I've Run Out of Throat Puns

I have to admit that I'm really enjoying all the stories about Mark Felt and his actions as Deep Throat. I read every Watergate book, watched every documentary, talked at length with friends of similar interest. I even once had a bizarre lunch with the infamous Charles Colson, which I'll tell you about one of these days. Anyway, I find it all fascinating.

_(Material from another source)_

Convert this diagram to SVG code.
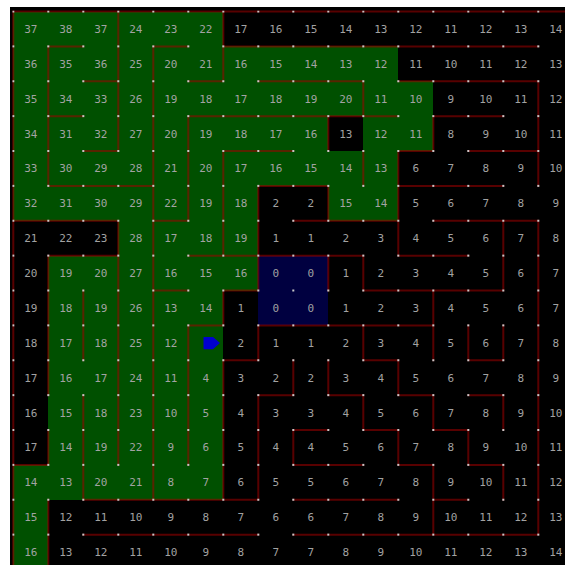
<svg xmlns="http://www.w3.org/2000/svg" width="565" height="565" viewBox="0 0 565 565">
<defs>
<pattern id="posts" x="12.3" y="10.5" width="35" height="34.875" patternUnits="userSpaceOnUse"><rect width="2" height="2" fill="#c8c8c8"/></pattern>
</defs>
<style>
text{font-family:"DejaVu Sans Mono","Liberation Mono",monospace;font-size:11px;fill:#a4a4a4;text-anchor:middle}
.w{fill:none;stroke:#a00000;stroke-opacity:.55;stroke-width:2;vector-effect:non-scaling-stroke;stroke-linecap:square}
#labels{opacity:.99}
</style>
<rect width="565" height="565" fill="#fff"/>
<rect x="10" y="7" width="555" height="558" fill="#000"/>
<g id="maze" transform="translate(13.3 11.5) scale(35 34.875)">
<path id="visited" fill="#005000" shape-rendering="crispEdges" d="M0 0h6v1h-6z M0 1h11v1h-11z M0 2h12v1h-12z M0 3h9v1h-9z M10 3h2v1h-2z M0 4h11v1h-11z M0 5h7v1h-7z M9 5h2v1h-2z M3 6h4v1h-4z M1 7h6v1h-6z M1 8h5v5h-5z M0 13h6v1h-6z M0 14h1v2h-1z"/>
<path id="goal" fill="#000040" shape-rendering="crispEdges" d="M7 7h2v2h-2z"/>
<path id="walls" class="w" d="M0 0H16 M1 1h1 M4 1h1 M6 1H15 M2 2h1 M5 2h1 M7 2H10 M11 2H15 M1 3h1 M5 3H11 M12 3H14 M2 4h1 M6 4H8 M11 4h1 M13 4H15 M1 5H4 M7 5H9 M11 5H14 M0 6H3 M4 6h1 M8 6H11 M12 6H15 M1 7H3 M5 7H10 M11 7H13 M4 8h1 M6 8h1 M10 8H14 M5 9h1 M7 9H12 M6 10h1 M10 10h1 M13 10h1 M7 11h1 M9 11h1 M11 11h1 M13 11h1 M8 12h1 M10 12h1 M12 12h1 M0 13h1 M8 13H10 M11 13h1 M13 13h1 M2 14H7 M8 14H11 M12 14h1 M2 15H7 M8 15H15 M0 0V16 M1 1V5 M1 7V11 M1 12v1 M1 14V16 M2 8V10 M2 11V14 M3 0V4 M3 6V13 M4 1V14 M5 3V6 M5 9V13 M6 0V2 M6 4V7 M6 8v1 M6 10V14 M7 5V8 M7 9v1 M7 11V14 M8 10v1 M8 12v1 M9 3v1 M9 5v1 M9 7v1 M9 10v1 M10 2v1 M10 4v1 M10 7v1 M10 9v1 M10 11v1 M11 4V7 M11 10v1 M11 12v1 M12 3v1 M12 8V10 M12 11v1 M12 13V15 M13 9v1 M13 12v1 M14 6V8 M14 9v1 M14 11v1 M14 13v1 M15 2V5 M15 6V15"/>
</g>
<rect id="post-grid" x="12.3" y="10.5" width="552.7" height="554.5" fill="url(#posts)"/>
<g id="labels">
<text y="32.9"><tspan x="30.8">37</tspan><tspan x="65.8">38</tspan><tspan x="100.8">37</tspan><tspan x="135.8">24</tspan><tspan x="170.8">23</tspan><tspan x="205.8">22</tspan><tspan x="240.8">17</tspan><tspan x="275.8">16</tspan><tspan x="310.8">15</tspan><tspan x="345.8">14</tspan><tspan x="380.8">13</tspan><tspan x="415.8">12</tspan><tspan x="450.8">11</tspan><tspan x="485.8">12</tspan><tspan x="520.8">13</tspan><tspan x="555.8">14</tspan></text>
<text y="67.8"><tspan x="30.8">36</tspan><tspan x="65.8">35</tspan><tspan x="100.8">36</tspan><tspan x="135.8">25</tspan><tspan x="170.8">20</tspan><tspan x="205.8">21</tspan><tspan x="240.8">16</tspan><tspan x="275.8">15</tspan><tspan x="310.8">14</tspan><tspan x="345.8">13</tspan><tspan x="380.8">12</tspan><tspan x="415.8">11</tspan><tspan x="450.8">10</tspan><tspan x="485.8">11</tspan><tspan x="520.8">12</tspan><tspan x="555.8">13</tspan></text>
<text y="102.7"><tspan x="30.8">35</tspan><tspan x="65.8">34</tspan><tspan x="100.8">33</tspan><tspan x="135.8">26</tspan><tspan x="170.8">19</tspan><tspan x="205.8">18</tspan><tspan x="240.8">17</tspan><tspan x="275.8">18</tspan><tspan x="310.8">19</tspan><tspan x="345.8">20</tspan><tspan x="380.8">11</tspan><tspan x="415.8">10</tspan><tspan x="450.8">9</tspan><tspan x="485.8">10</tspan><tspan x="520.8">11</tspan><tspan x="555.8">12</tspan></text>
<text y="137.5"><tspan x="30.8">34</tspan><tspan x="65.8">31</tspan><tspan x="100.8">32</tspan><tspan x="135.8">27</tspan><tspan x="170.8">20</tspan><tspan x="205.8">19</tspan><tspan x="240.8">18</tspan><tspan x="275.8">17</tspan><tspan x="310.8">16</tspan><tspan x="345.8">13</tspan><tspan x="380.8">12</tspan><tspan x="415.8">11</tspan><tspan x="450.8">8</tspan><tspan x="485.8">9</tspan><tspan x="520.8">10</tspan><tspan x="555.8">11</tspan></text>
<text y="172.4"><tspan x="30.8">33</tspan><tspan x="65.8">30</tspan><tspan x="100.8">29</tspan><tspan x="135.8">28</tspan><tspan x="170.8">21</tspan><tspan x="205.8">20</tspan><tspan x="240.8">17</tspan><tspan x="275.8">16</tspan><tspan x="310.8">15</tspan><tspan x="345.8">14</tspan><tspan x="380.8">13</tspan><tspan x="415.8">6</tspan><tspan x="450.8">7</tspan><tspan x="485.8">8</tspan><tspan x="520.8">9</tspan><tspan x="555.8">10</tspan></text>
<text y="207.3"><tspan x="30.8">32</tspan><tspan x="65.8">31</tspan><tspan x="100.8">30</tspan><tspan x="135.8">29</tspan><tspan x="170.8">22</tspan><tspan x="205.8">19</tspan><tspan x="240.8">18</tspan><tspan x="275.8">2</tspan><tspan x="310.8">2</tspan><tspan x="345.8">15</tspan><tspan x="380.8">14</tspan><tspan x="415.8">5</tspan><tspan x="450.8">6</tspan><tspan x="485.8">7</tspan><tspan x="520.8">8</tspan><tspan x="555.8">9</tspan></text>
<text y="242.2"><tspan x="30.8">21</tspan><tspan x="65.8">22</tspan><tspan x="100.8">23</tspan><tspan x="135.8">28</tspan><tspan x="170.8">17</tspan><tspan x="205.8">18</tspan><tspan x="240.8">19</tspan><tspan x="275.8">1</tspan><tspan x="310.8">1</tspan><tspan x="345.8">2</tspan><tspan x="380.8">3</tspan><tspan x="415.8">4</tspan><tspan x="450.8">5</tspan><tspan x="485.8">6</tspan><tspan x="520.8">7</tspan><tspan x="555.8">8</tspan></text>
<text y="277.0"><tspan x="30.8">20</tspan><tspan x="65.8">19</tspan><tspan x="100.8">20</tspan><tspan x="135.8">27</tspan><tspan x="170.8">16</tspan><tspan x="205.8">15</tspan><tspan x="240.8">16</tspan><tspan x="275.8">0</tspan><tspan x="310.8">0</tspan><tspan x="345.8">1</tspan><tspan x="380.8">2</tspan><tspan x="415.8">3</tspan><tspan x="450.8">4</tspan><tspan x="485.8">5</tspan><tspan x="520.8">6</tspan><tspan x="555.8">7</tspan></text>
<text y="311.9"><tspan x="30.8">19</tspan><tspan x="65.8">18</tspan><tspan x="100.8">19</tspan><tspan x="135.8">26</tspan><tspan x="170.8">13</tspan><tspan x="205.8">14</tspan><tspan x="240.8">1</tspan><tspan x="275.8">0</tspan><tspan x="310.8">0</tspan><tspan x="345.8">1</tspan><tspan x="380.8">2</tspan><tspan x="415.8">3</tspan><tspan x="450.8">4</tspan><tspan x="485.8">5</tspan><tspan x="520.8">6</tspan><tspan x="555.8">7</tspan></text>
<text y="346.8"><tspan x="30.8">18</tspan><tspan x="65.8">17</tspan><tspan x="100.8">18</tspan><tspan x="135.8">25</tspan><tspan x="170.8">12</tspan><tspan x="240.8">2</tspan><tspan x="275.8">1</tspan><tspan x="310.8">1</tspan><tspan x="345.8">2</tspan><tspan x="380.8">3</tspan><tspan x="415.8">4</tspan><tspan x="450.8">5</tspan><tspan x="485.8">6</tspan><tspan x="520.8">7</tspan><tspan x="555.8">8</tspan></text>
<text y="381.7"><tspan x="30.8">17</tspan><tspan x="65.8">16</tspan><tspan x="100.8">17</tspan><tspan x="135.8">24</tspan><tspan x="170.8">11</tspan><tspan x="205.8">4</tspan><tspan x="240.8">3</tspan><tspan x="275.8">2</tspan><tspan x="310.8">2</tspan><tspan x="345.8">3</tspan><tspan x="380.8">4</tspan><tspan x="415.8">5</tspan><tspan x="450.8">6</tspan><tspan x="485.8">7</tspan><tspan x="520.8">8</tspan><tspan x="555.8">9</tspan></text>
<text y="416.5"><tspan x="30.8">16</tspan><tspan x="65.8">15</tspan><tspan x="100.8">18</tspan><tspan x="135.8">23</tspan><tspan x="170.8">10</tspan><tspan x="205.8">5</tspan><tspan x="240.8">4</tspan><tspan x="275.8">3</tspan><tspan x="310.8">3</tspan><tspan x="345.8">4</tspan><tspan x="380.8">5</tspan><tspan x="415.8">6</tspan><tspan x="450.8">7</tspan><tspan x="485.8">8</tspan><tspan x="520.8">9</tspan><tspan x="555.8">10</tspan></text>
<text y="451.4"><tspan x="30.8">17</tspan><tspan x="65.8">14</tspan><tspan x="100.8">19</tspan><tspan x="135.8">22</tspan><tspan x="170.8">9</tspan><tspan x="205.8">6</tspan><tspan x="240.8">5</tspan><tspan x="275.8">4</tspan><tspan x="310.8">4</tspan><tspan x="345.8">5</tspan><tspan x="380.8">6</tspan><tspan x="415.8">7</tspan><tspan x="450.8">8</tspan><tspan x="485.8">9</tspan><tspan x="520.8">10</tspan><tspan x="555.8">11</tspan></text>
<text y="486.3"><tspan x="30.8">14</tspan><tspan x="65.8">13</tspan><tspan x="100.8">20</tspan><tspan x="135.8">21</tspan><tspan x="170.8">8</tspan><tspan x="205.8">7</tspan><tspan x="240.8">6</tspan><tspan x="275.8">5</tspan><tspan x="310.8">5</tspan><tspan x="345.8">6</tspan><tspan x="380.8">7</tspan><tspan x="415.8">8</tspan><tspan x="450.8">9</tspan><tspan x="485.8">10</tspan><tspan x="520.8">11</tspan><tspan x="555.8">12</tspan></text>
<text y="521.2"><tspan x="30.8">15</tspan><tspan x="65.8">12</tspan><tspan x="100.8">11</tspan><tspan x="135.8">10</tspan><tspan x="170.8">9</tspan><tspan x="205.8">8</tspan><tspan x="240.8">7</tspan><tspan x="275.8">6</tspan><tspan x="310.8">6</tspan><tspan x="345.8">7</tspan><tspan x="380.8">8</tspan><tspan x="415.8">9</tspan><tspan x="450.8">10</tspan><tspan x="485.8">11</tspan><tspan x="520.8">12</tspan><tspan x="555.8">13</tspan></text>
<text y="556.0"><tspan x="30.8">16</tspan><tspan x="65.8">13</tspan><tspan x="100.8">12</tspan><tspan x="135.8">11</tspan><tspan x="170.8">10</tspan><tspan x="205.8">9</tspan><tspan x="240.8">8</tspan><tspan x="275.8">7</tspan><tspan x="310.8">7</tspan><tspan x="345.8">8</tspan><tspan x="380.8">9</tspan><tspan x="415.8">10</tspan><tspan x="450.8">11</tspan><tspan x="485.8">12</tspan><tspan x="520.8">13</tspan><tspan x="555.8">14</tspan></text>
</g>
<g id="robot">
<polygon points="203.5,337 213,337 220,343 213,349.3 203.5,349.3" fill="#0000d0"/>
</g>
</svg>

As I said earlier, I think it's premature to call Felt an out-and-out hero. We don't know all that much about his motives and just how much of what he told Bob Woodward was classified. But it's also ignoble to suddenly start damning the man with every conceivable negative interpretation of his actions. That's just Nixon People trying to spare themselves the discomfort of seeing themselves once again viewed as participants in villainy. Say what you will about him, Felt helped to expose a corruption that was creeping into the Federal Bureau of Investigation, and the arguments that he was "disloyal" and a lawbreaker himself are basically arguments that he should have been a good, silent drone and allowed the plan to succeed.

That said, Felt may not be much of a hero, not for his Deep Throat activities but for some later twisting of the law. As this article in the Boston Globe notes, Felt engaged in some nefarious crimes and (irony alert!) illegal break-ins.

I'm not sure how I feel about either period of his life. I guess I feel I don't know enough to judge. But it does remind me that some people are not All Good or All Bad; that sometimes, they can be both at different times. Or even both at the same time.